── Source material ──

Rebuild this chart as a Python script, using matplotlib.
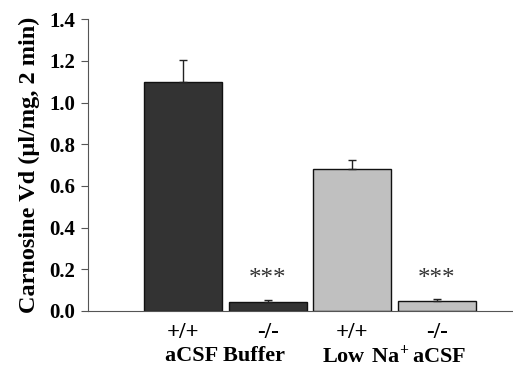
import matplotlib
matplotlib.use("Agg")
import matplotlib.pyplot as plt
import numpy as np

plt.rcParams['font.family'] = ['Liberation Serif', 'DejaVu Serif']
plt.rcParams['font.weight'] = 'bold'
plt.rcParams['mathtext.fontset'] = 'custom'
plt.rcParams['mathtext.rm'] = 'Liberation Serif:bold'
plt.rcParams['mathtext.bf'] = 'Liberation Serif:bold'

# data
genotypes = ['+/+', '-/-', '+/+', '-/-']
groups = ['aCSF Buffer', r'$\mathbf{Low\ Na^{+}\,aCSF}$']
values = [1.10, 0.045, 0.68, 0.05]
errors = [0.105, 0.008, 0.043, 0.008]
signif = ['', '***', '', '***']
colors = ['#333333', '#333333', '#c0c0c0', '#c0c0c0']

fig = plt.figure(figsize=(5.13, 3.68), dpi=100)
ax = fig.add_axes([0.1715, 0.155, 0.827, 0.793])

x = np.arange(len(values))
ax.bar(x, values, width=0.92, color=colors, edgecolor='#111111', linewidth=1.0)
ax.errorbar(x, values, yerr=[np.zeros(len(errors)), errors], fmt='none',
            ecolor='#222222', elinewidth=1.0, capsize=3, capthick=1.0)

for xi, s in zip(x, signif):
    if s:
        ax.text(xi, 0.155, s, ha='center', va='center', fontsize=18,
                fontweight='normal', color='#333333')

ax.set_xlim(-1.124, 3.89)
ax.set_ylim(0, 1.4)
ticks = np.arange(0, 1.41, 0.2)
ax.set_yticks(ticks)
ax.set_yticklabels([f'{t:.1f}' for t in ticks], fontsize=15, fontweight='bold')
ax.set_xticks([])
ax.spines['top'].set_visible(False)
ax.spines['right'].set_visible(False)
ax.spines['left'].set_color('#555555')
ax.spines['bottom'].set_color('#555555')
ax.tick_params(axis='y', direction='out', length=5, color='#555555', pad=4)

for xi, g in zip(x, genotypes):
    ax.text(xi, -0.105, g, ha='center', va='center',
            fontsize=16.5, fontweight='bold', clip_on=False)
for i, g in enumerate(groups):
    ax.text(2 * i + 0.5, -0.216, g, ha='center', va='center',
            fontsize=16, fontweight='bold', clip_on=False)

ax.set_ylabel('Carnosine Vd (\u00b5l/mg, 2 min)', fontsize=17.5, fontweight='bold', labelpad=7)

fig.savefig('out.png', dpi=100)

───

• [Written problem]:
In this exercise, set down all of the data exactly, without the pictures.

• [Reply]:
Rebuild this chart as a Python script, using matplotlib.
import matplotlib
matplotlib.use("Agg")
import matplotlib.pyplot as plt
import numpy as np

plt.rcParams['font.family'] = ['Liberation Serif', 'DejaVu Serif']
plt.rcParams['font.weight'] = 'bold'
plt.rcParams['mathtext.fontset'] = 'custom'
plt.rcParams['mathtext.rm'] = 'Liberation Serif:bold'
plt.rcParams['mathtext.bf'] = 'Liberation Serif:bold'

# data
genotypes = ['+/+', '-/-', '+/+', '-/-']
groups = ['aCSF Buffer', r'$\mathbf{Low\ Na^{+}\,aCSF}$']
values = [1.10, 0.045, 0.68, 0.05]
errors = [0.105, 0.008, 0.043, 0.008]
signif = ['', '***', '', '***']
colors = ['#333333', '#333333', '#c0c0c0', '#c0c0c0']

fig = plt.figure(figsize=(5.13, 3.68), dpi=100)
ax = fig.add_axes([0.1715, 0.155, 0.827, 0.793])

x = np.arange(len(values))
ax.bar(x, values, width=0.92, color=colors, edgecolor='#111111', linewidth=1.0)
ax.errorbar(x, values, yerr=[np.zeros(len(errors)), errors], fmt='none',
            ecolor='#222222', elinewidth=1.0, capsize=3, capthick=1.0)

for xi, s in zip(x, signif):
    if s:
        ax.text(xi, 0.155, s, ha='center', va='center', fontsize=18,
                fontweight='normal', color='#333333')

ax.set_xlim(-1.124, 3.89)
ax.set_ylim(0, 1.4)
ticks = np.arange(0, 1.41, 0.2)
ax.set_yticks(ticks)
ax.set_yticklabels([f'{t:.1f}' for t in ticks], fontsize=15, fontweight='bold')
ax.set_xticks([])
ax.spines['top'].set_visible(False)
ax.spines['right'].set_visible(False)
ax.spines['left'].set_color('#555555')
ax.spines['bottom'].set_color('#555555')
ax.tick_params(axis='y', direction='out', length=5, color='#555555', pad=4)

for xi, g in zip(x, genotypes):
    ax.text(xi, -0.105, g, ha='center', va='center',
            fontsize=16.5, fontweight='bold', clip_on=False)
for i, g in enumerate(groups):
    ax.text(2 * i + 0.5, -0.216, g, ha='center', va='center',
            fontsize=16, fontweight='bold', clip_on=False)

ax.set_ylabel('Carnosine Vd (\u00b5l/mg, 2 min)', fontsize=17.5, fontweight='bold', labelpad=7)

fig.savefig('out.png', dpi=100)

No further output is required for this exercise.